Getting your message across
Even if you believe you have the requisite skills to become a top-flight C-suite executive, you need to be able to convince those who have a role in hiring you that you have what it takes. Furthermore, once you have landed the position you have set your heart on, you must perform at the top of your game to sustain it and keep your board members onside. Unfortunately, while recruiters know the importance of good social skills in their senior management teams, they tend to lack tools to assess how well candidates will perform in the real world.
Often recruiters turn to psychometric tests and simulations designed to assess behavioural and personality traits. While these can be revealing, they generally fail to predict the effectiveness of the individual in dealing with the kinds of pressure under which top C-suite executives must thrive. Given that recruiters tend to lack a clear recruitment methodology to divine the best candidates, getting your message across is far from easy. But that is what you must do to land that critical role.

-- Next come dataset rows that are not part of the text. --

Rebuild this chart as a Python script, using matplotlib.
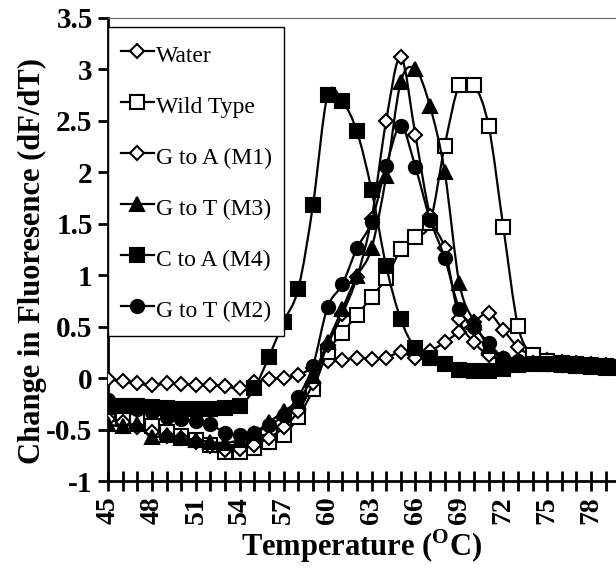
import matplotlib
matplotlib.use('Agg')
import matplotlib.pyplot as plt
from matplotlib.path import Path
from matplotlib.patches import PathPatch
from matplotlib.lines import Line2D
import numpy as np

# temperature steps (deg C), one reading per degree
temps = list(range(45, 81))

water = [-0.01, -0.03, -0.05, -0.07, -0.05, -0.06, -0.07, -0.07, -0.08, -0.10,
         -0.04, -0.01, 0.00, 0.03, 0.10, 0.17, 0.18, 0.20, 0.19, 0.20,
         0.25, 0.20, 0.26, 0.35, 0.45, 0.55, 0.63, 0.47, 0.30, 0.22,
         0.18, 0.16, 0.15, 0.14, 0.13, 0.12]
wild_type = [-0.35, -0.38, -0.42, -0.47, -0.52, -0.56, -0.60, -0.65, -0.72, -0.72,
             -0.68, -0.62, -0.55, -0.38, -0.11, 0.25, 0.44, 0.61, 0.79, 0.97,
             1.25, 1.37, 1.51, 2.26, 2.85, 2.85, 2.45, 1.47, 0.51, 0.22,
             0.17, 0.15, 0.14, 0.13, 0.12, 0.11]
g_to_a_m1 = [-0.40, -0.43, -0.48, -0.52, -0.56, -0.58, -0.62, -0.66, -0.70, -0.69,
             -0.65, -0.58, -0.48, -0.32, -0.05, 0.32, 0.62, 0.98, 1.55, 2.50,
             3.12, 2.36, 1.58, 1.26, 0.57, 0.35, 0.22, 0.18, 0.16, 0.15,
             0.14, 0.14, 0.13, 0.12, 0.12, 0.11]
g_to_t_m3 = [-0.45, -0.47, -0.45, -0.57, -0.55, -0.58, -0.60, -0.62, -0.63, -0.60,
             -0.53, -0.43, -0.32, -0.22, 0.02, 0.35, 0.67, 0.99, 1.26, 1.96,
             2.88, 3.00, 2.64, 2.00, 0.92, 0.55, 0.31, 0.20, 0.17, 0.15,
             0.14, 0.13, 0.13, 0.12, 0.11, 0.11]
c_to_a_m4 = [-0.28, -0.27, -0.27, -0.28, -0.29, -0.30, -0.30, -0.30, -0.29, -0.27,
             -0.10, 0.21, 0.55, 0.87, 1.68, 2.75, 2.69, 2.40, 1.83, 1.09,
             0.57, 0.29, 0.20, 0.14, 0.08, 0.07, 0.07, 0.09, 0.13, 0.14,
             0.14, 0.13, 0.12, 0.11, 0.10, 0.10]
g_to_t_m2 = [-0.21, -0.27, -0.30, -0.33, -0.38, -0.40, -0.42, -0.45, -0.53, -0.55,
             -0.53, -0.46, -0.36, -0.18, 0.12, 0.69, 0.91, 1.26, 1.52, 2.06,
             2.45, 2.05, 1.54, 1.17, 0.67, 0.50, 0.34, 0.20, 0.17, 0.15,
             0.14, 0.13, 0.12, 0.12, 0.11, 0.11]

series_names = ['Water', 'Wild Type', 'G to A (M1)', 'G to T (M3)', 'C to A (M4)', 'G to T (M2)']
series_values = [water, wild_type, g_to_a_m1, g_to_t_m3, c_to_a_m4, g_to_t_m2]
markers = ['D', 's', 'D', '^', 's', 'o']
faces = ['white', 'white', 'white', 'black', 'black', 'black']
msizes = [7, 9.5, 7, 10, 9.5, 9.5]

ytick_vals = [-1, -0.5, 0, 0.5, 1, 1.5, 2, 2.5, 3, 3.5]
ytick_labels = ['-1', '-0.5', '0', '0.5', '1', '1.5', '2', '2.5', '3', '3.5']

serif = 'Liberation Serif'
plt.rcParams['mathtext.fontset'] = 'custom'
plt.rcParams['mathtext.rm'] = 'Liberation Serif:bold'
plt.rcParams['mathtext.bf'] = 'Liberation Serif:bold'


def smooth_path(x, y):
    # excel-style smoothed line: cubic bezier through each point
    pts = np.column_stack([x, y]).astype(float)
    verts = [pts[0]]
    codes = [Path.MOVETO]
    n = len(pts)
    for i in range(n - 1):
        p0 = pts[i - 1] if i > 0 else pts[i]
        p1 = pts[i]
        p2 = pts[i + 1]
        p3 = pts[i + 2] if i + 2 < n else pts[i + 1]
        verts += [p1 + (p2 - p0) / 6, p2 - (p3 - p1) / 6, p2]
        codes += [Path.CURVE4] * 3
    return Path(verts, codes)


fig = plt.figure(figsize=(6.16, 5.70), dpi=100)
ax = fig.add_axes([108 / 616, 89 / 570, 508 / 616, 463 / 570])

handles = []
for k, (name, vals) in enumerate(zip(series_names, series_values)):
    z = 3 + k
    ax.add_patch(PathPatch(smooth_path(temps, vals), fill=False, lw=1.6,
                           edgecolor='black', zorder=z))
    ax.plot(temps, vals, linestyle='none', marker=markers[k], ms=msizes[k],
            mfc=faces[k], mec='black', mew=1.5, zorder=z + 0.5)
    handles.append(Line2D([], [], color='black', lw=1.6, marker=markers[k],
                          ms=msizes[k], mfc=faces[k], mec='black', mew=1.5))

ax.set_xlim(45, 45 + 508 / 14.64)
ax.set_ylim(-1, 3.5)

ax.set_xticks(temps[:35])
ax.set_xticklabels([str(t) if (t - 45) % 3 == 0 else '' for t in temps[:35]],
                   rotation=90, fontfamily=serif, fontweight='bold', fontsize=20)
ax.set_yticks(ytick_vals)
ax.set_yticklabels(ytick_labels, fontfamily=serif, fontweight='bold', fontsize=21)
ax.tick_params(axis='x', direction='inout', length=14, width=2, pad=4)
ax.tick_params(axis='y', direction='out', length=7, width=2, pad=4)

for side in ['left', 'bottom']:
    ax.spines[side].set_linewidth(2)
ax.spines['right'].set_visible(False)
ax.spines['top'].set_linestyle((0, (1, 1)))
ax.spines['top'].set_linewidth(0.8)
ax.spines['top'].set_color('#666666')

ax.set_xlabel(r'Temperature ($^{\mathbf{O}}$C)', fontfamily=serif,
              fontweight='bold', fontsize=22)
ax.xaxis.set_label_coords(0.5, -0.1)
ax.xaxis.label.set_va('top')
ax.set_ylabel('Change in Fluoresence (dF/dT)', fontfamily=serif,
              fontweight='bold', fontsize=22)
ax.yaxis.set_label_coords(-0.12, 0.475)

leg = ax.legend(handles, series_names, loc='upper left',
                bbox_to_anchor=(0, (481 - 27) / 463), borderaxespad=0,
                prop={'family': serif, 'size': 17}, frameon=True,
                fancybox=False, framealpha=1, edgecolor='black',
                handlelength=1.4, handleheight=1.5, handletextpad=0.1,
                borderpad=0.53, labelspacing=0.94)
leg.get_frame().set_linewidth(1)
leg.set_zorder(20)

fig.savefig('out.png', dpi=100)
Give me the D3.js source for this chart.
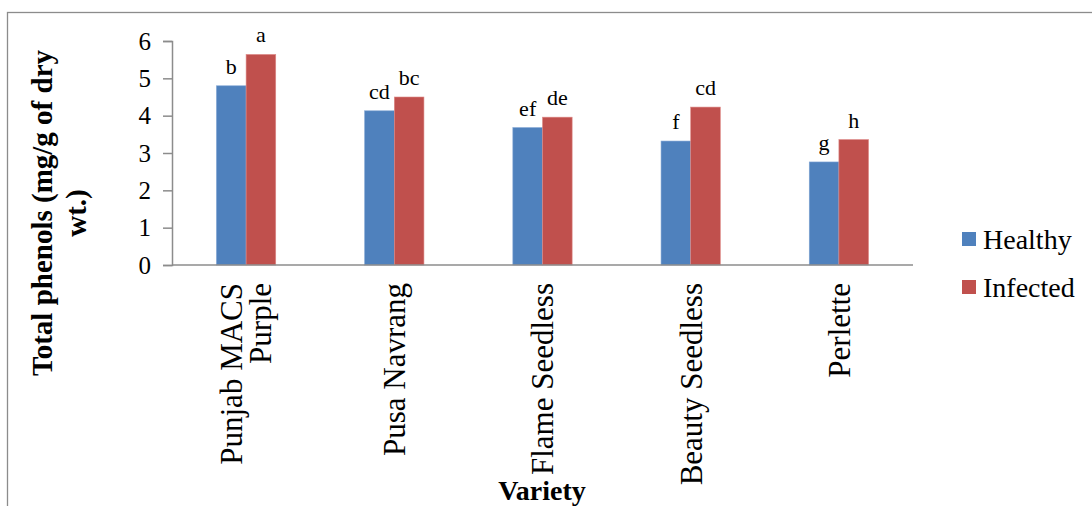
<!DOCTYPE html>
<html>
<head>
<meta charset="utf-8">
<script src="https://cdn.jsdelivr.net/npm/d3@7"></script>
</head>
<body style="margin:0">
<svg id="chart" width="1092" height="506"></svg>
<script>
// ---- data ----
const categories = [["Punjab MACS", "Purple"], ["Pusa Navrang"], ["Flame Seedless"], ["Beauty Seedless"], ["Perlette"]];
const seriesNames = ["Healthy", "Infected"];
const healthy = [4.80, 4.13, 3.68, 3.32, 2.76];
const infected = [5.64, 4.50, 3.96, 4.23, 3.36];
const healthyLetters = ["b", "cd", "ef", "f", "g"];
const infectedLetters = ["a", "bc", "de", "cd", "h"];
const yTicks = [0, 1, 2, 3, 4, 5, 6];
const colors = ["#4F81BD", "#C0504D"];

const FONT = "Times New Roman";
const svg = d3.select("#chart");

// outer frame (clipped by the image edges)
svg.append("rect")
  .attr("x", 7.5).attr("y", 12.5)
  .attr("width", 1200).attr("height", 600)
  .attr("fill", "none").attr("stroke", "#8c8c8c").attr("stroke-width", 1.3);

const pLeft = 172, pRight = 913, pTop = 41, pBottom = 265;
const keys = categories.map(c => c.join(" "));

const x0 = d3.scaleBand().domain(keys).range([pLeft, pRight]).paddingInner(0).paddingOuter(0);
const x1 = d3.scaleBand().domain(seriesNames).range([x0.bandwidth() * 0.3, x0.bandwidth() * 0.7]);
const y = d3.scaleLinear().domain([0, 6]).range([pBottom, pTop]);

function txt(parent, size, bold) {
  const t = parent.append("text").style("font-family", FONT).style("font-size", size + "px").attr("fill", "#000");
  if (bold) t.style("font-weight", "bold");
  return t;
}

// y axis
const yAxis = svg.append("g").attr("transform", `translate(${pLeft},0)`)
  .call(d3.axisLeft(y).tickValues(yTicks).tickSize(9).tickPadding(12).tickFormat(d3.format("d")));
yAxis.attr("font-family", null).attr("font-size", null);
yAxis.select(".domain").attr("stroke", "#8c8c8c").attr("stroke-width", 1.5);
yAxis.selectAll(".tick line").attr("stroke", "#8c8c8c").attr("stroke-width", 1.5);
yAxis.selectAll(".tick text").style("font-family", FONT).style("font-size", "25px").attr("fill", "#000");

// bars
const data = keys.map((k, i) => ({ key: k, vals: [healthy[i], infected[i]], letters: [healthyLetters[i], infectedLetters[i]] }));
const groups = svg.append("g").selectAll("g").data(data).join("g")
  .attr("transform", d => `translate(${x0(d.key)},0)`);

groups.selectAll("rect").data(d => d.vals.map((v, j) => ({ s: seriesNames[j], v, j })))
  .join("rect")
  .attr("x", d => x1(d.s))
  .attr("y", d => y(d.v))
  .attr("width", x1.bandwidth())
  .attr("height", d => y(0) - y(d.v))
  .attr("fill", d => colors[d.j])
  .attr("stroke", d => d.j === 0 ? "#7fa3d3" : "#de8a88")
  .attr("stroke-width", 0.6);

groups.each(function (d) {
  const g = d3.select(this);
  d.vals.forEach((v, j) => {
    txt(g, 22, false)
      .attr("x", x1(seriesNames[j]) + x1.bandwidth() / 2)
      .attr("y", y(v) - 12)
      .attr("text-anchor", "middle")
      .text(d.letters[j]);
  });
});

// x axis line
svg.append("line")
  .attr("x1", pLeft).attr("x2", pRight).attr("y1", y(0)).attr("y2", y(0))
  .attr("stroke", "#8c8c8c").attr("stroke-width", 1.5);

// category labels (rotated)
const lineGap = 29;
categories.forEach((lines, i) => {
  const cx = x0(keys[i]) + x0.bandwidth() / 2;
  const n = lines.length;
  lines.forEach((ln, k) => {
    const lx = cx + (k - (n - 1) / 2) * lineGap;
    txt(svg, 31, false)
      .attr("transform", `translate(${lx},283) rotate(-90)`)
      .attr("text-anchor", "end")
      .attr("dy", "0.35em")
      .text(ln);
  });
});

// axis titles
txt(svg, 28, true)
  .attr("x", 542).attr("y", 500)
  .attr("text-anchor", "middle")
  .text("Variety");

const yTitle = ["Total phenols (mg/g of dry", "wt.)"];
yTitle.forEach((ln, k) => {
  txt(svg, 29, true)
    .attr("transform", `translate(${42 + k * 34},213) rotate(-90)`)
    .attr("text-anchor", "middle")
    .attr("dy", "0.35em")
    .text(ln);
});

// legend
const legend = svg.append("g").attr("transform", "translate(962,232)");
seriesNames.forEach((s, j) => {
  const g = legend.append("g").attr("transform", `translate(0,${j * 48})`);
  g.append("rect").attr("width", 14).attr("height", 14).attr("fill", colors[j]);
  txt(g, 28, false).attr("x", 21).attr("y", 7).attr("dy", "0.35em").text(s);
});
</script>
</body>
</html>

New tools and techniques to assess c-suite candidates are being developed, often leveraging artificial intelligence and machine learning while eliminating bias. But it is a long road before they can reliably deliver what they promise. In the interim, C-suite candidates should work on their soft skills
Finally
While C-suite professionals must possess the same excellence as they always have in essential administrative and operational skills, they also need highly tuned social skills to stand out from the crowd. This requirement is more heavily emphasised in larger technical and complex organisations. While these soft skills come naturally to some people, others must work hard to hone them into the skill set organisations need.
But candidates must also face the additional challenge of getting their message across. While organisations may have an insight into the skill sets they seek, they still lack the objective means of thoroughly assessing them. This will change over time, though the takeaway for candidates is to work on their social skills and ensure they are recognised.